__Goal of the exercise__:
The answer is one number: how many lines hold the string "LaTeX".

__Stored records__:

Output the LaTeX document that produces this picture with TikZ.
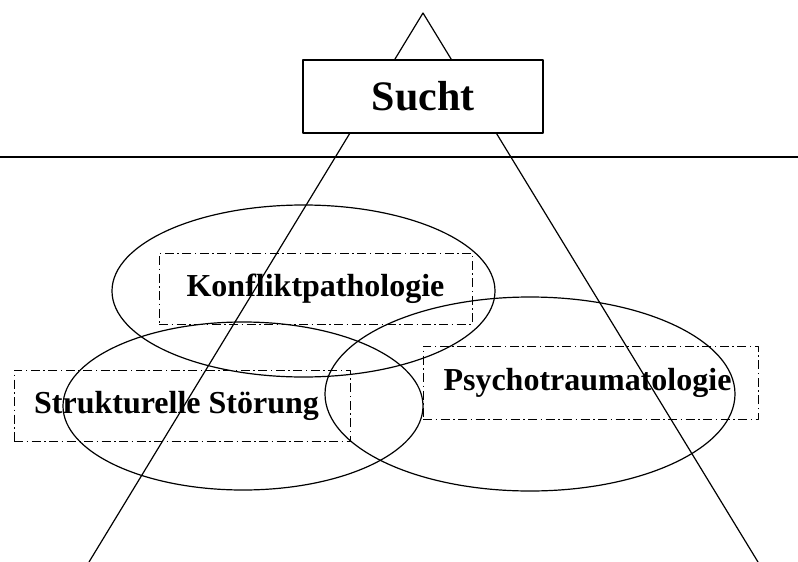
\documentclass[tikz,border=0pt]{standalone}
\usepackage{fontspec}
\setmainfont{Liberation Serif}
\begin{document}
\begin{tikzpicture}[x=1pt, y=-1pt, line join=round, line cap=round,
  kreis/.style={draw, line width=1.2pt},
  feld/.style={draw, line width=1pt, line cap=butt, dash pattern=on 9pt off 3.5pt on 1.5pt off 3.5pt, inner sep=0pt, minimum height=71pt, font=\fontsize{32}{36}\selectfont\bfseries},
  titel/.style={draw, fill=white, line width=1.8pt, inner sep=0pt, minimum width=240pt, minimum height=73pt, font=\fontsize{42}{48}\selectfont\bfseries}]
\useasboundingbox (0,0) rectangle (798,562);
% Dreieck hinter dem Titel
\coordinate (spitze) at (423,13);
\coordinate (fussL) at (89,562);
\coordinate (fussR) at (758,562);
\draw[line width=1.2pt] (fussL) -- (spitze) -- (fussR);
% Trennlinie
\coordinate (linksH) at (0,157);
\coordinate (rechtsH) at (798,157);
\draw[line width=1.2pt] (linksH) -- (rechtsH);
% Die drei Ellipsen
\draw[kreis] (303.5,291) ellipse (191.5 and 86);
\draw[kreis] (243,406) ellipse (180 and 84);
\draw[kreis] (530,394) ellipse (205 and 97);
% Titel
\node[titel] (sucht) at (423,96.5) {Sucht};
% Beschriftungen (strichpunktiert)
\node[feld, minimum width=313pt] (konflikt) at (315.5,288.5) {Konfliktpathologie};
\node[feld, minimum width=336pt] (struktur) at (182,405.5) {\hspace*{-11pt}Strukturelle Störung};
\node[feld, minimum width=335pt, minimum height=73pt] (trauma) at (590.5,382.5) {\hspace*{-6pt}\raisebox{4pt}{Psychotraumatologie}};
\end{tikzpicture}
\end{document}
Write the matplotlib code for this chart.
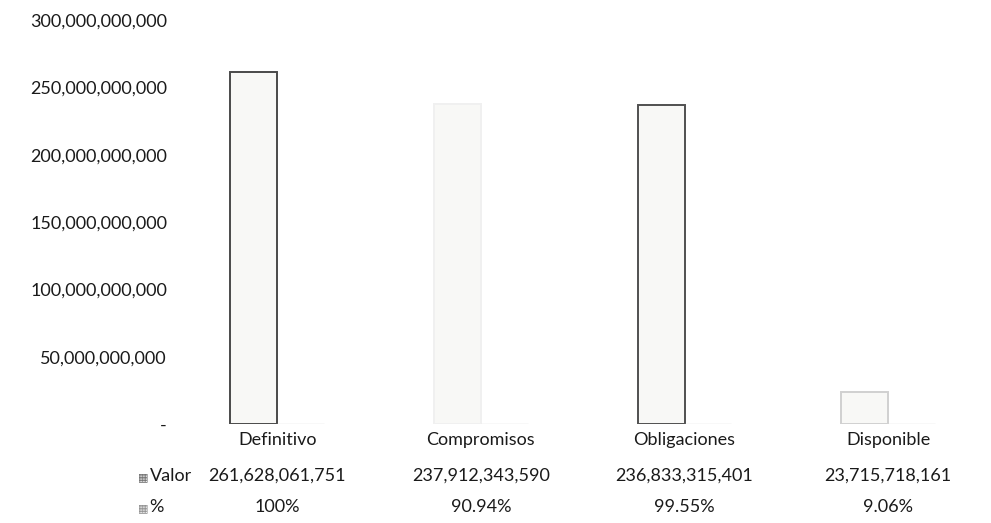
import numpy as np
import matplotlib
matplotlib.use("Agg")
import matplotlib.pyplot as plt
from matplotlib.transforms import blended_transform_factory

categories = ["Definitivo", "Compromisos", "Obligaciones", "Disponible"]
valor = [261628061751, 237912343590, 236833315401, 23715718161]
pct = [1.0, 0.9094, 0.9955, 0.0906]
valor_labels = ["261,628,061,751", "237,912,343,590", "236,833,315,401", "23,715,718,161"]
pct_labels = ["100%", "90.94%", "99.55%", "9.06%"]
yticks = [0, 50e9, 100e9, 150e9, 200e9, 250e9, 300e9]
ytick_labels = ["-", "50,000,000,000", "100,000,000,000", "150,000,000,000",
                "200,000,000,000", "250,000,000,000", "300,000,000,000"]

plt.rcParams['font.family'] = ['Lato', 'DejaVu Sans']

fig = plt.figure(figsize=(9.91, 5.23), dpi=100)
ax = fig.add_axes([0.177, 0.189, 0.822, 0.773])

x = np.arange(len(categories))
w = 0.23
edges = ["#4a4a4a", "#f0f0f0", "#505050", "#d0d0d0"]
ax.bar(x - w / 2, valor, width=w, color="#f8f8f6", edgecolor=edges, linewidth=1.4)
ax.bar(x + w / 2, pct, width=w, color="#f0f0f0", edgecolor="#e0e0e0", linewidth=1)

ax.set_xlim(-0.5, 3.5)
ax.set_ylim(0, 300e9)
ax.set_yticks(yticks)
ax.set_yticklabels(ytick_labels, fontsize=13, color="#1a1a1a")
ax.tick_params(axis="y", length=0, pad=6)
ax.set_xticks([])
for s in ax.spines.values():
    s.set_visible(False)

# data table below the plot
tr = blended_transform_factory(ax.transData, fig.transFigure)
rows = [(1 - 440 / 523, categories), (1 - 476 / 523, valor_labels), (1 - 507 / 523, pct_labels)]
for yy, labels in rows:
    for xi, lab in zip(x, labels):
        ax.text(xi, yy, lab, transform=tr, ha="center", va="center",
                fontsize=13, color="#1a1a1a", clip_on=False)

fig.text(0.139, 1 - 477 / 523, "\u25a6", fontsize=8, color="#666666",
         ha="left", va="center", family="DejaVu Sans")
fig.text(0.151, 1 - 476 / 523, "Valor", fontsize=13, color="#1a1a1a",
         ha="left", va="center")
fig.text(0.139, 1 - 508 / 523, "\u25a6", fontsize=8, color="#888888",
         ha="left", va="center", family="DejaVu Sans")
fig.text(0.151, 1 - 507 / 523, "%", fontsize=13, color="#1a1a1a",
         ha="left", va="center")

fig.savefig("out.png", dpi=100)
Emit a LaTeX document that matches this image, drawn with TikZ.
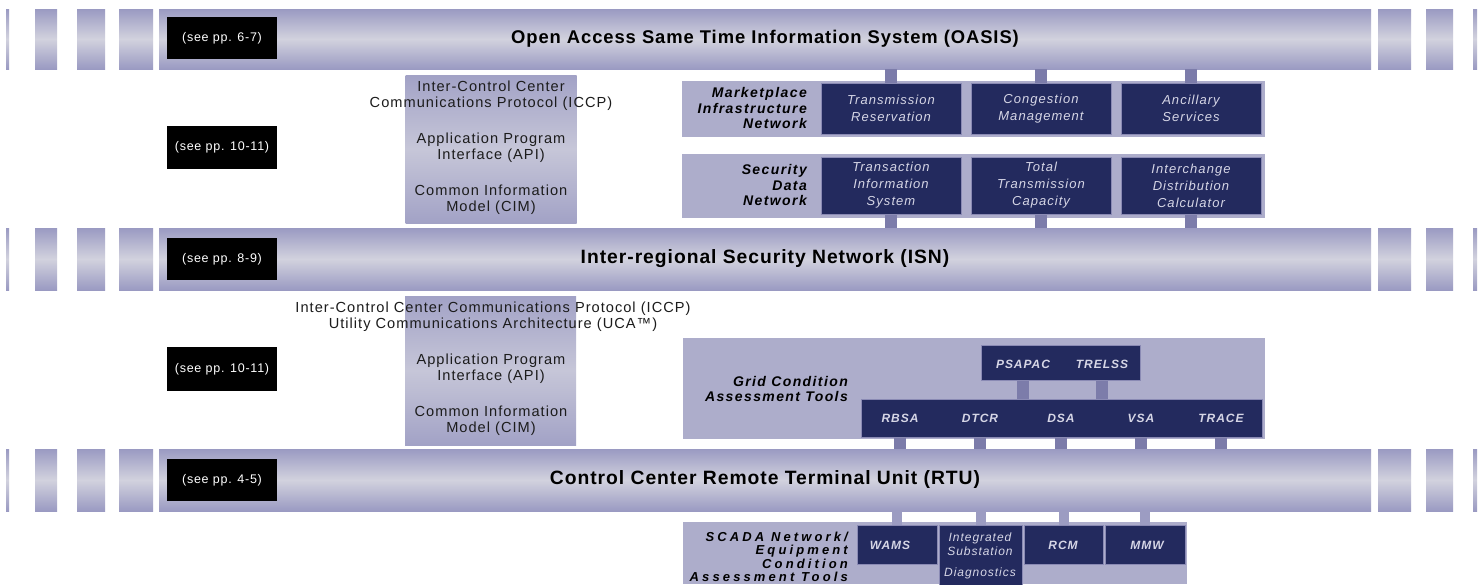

__Correct response__:
2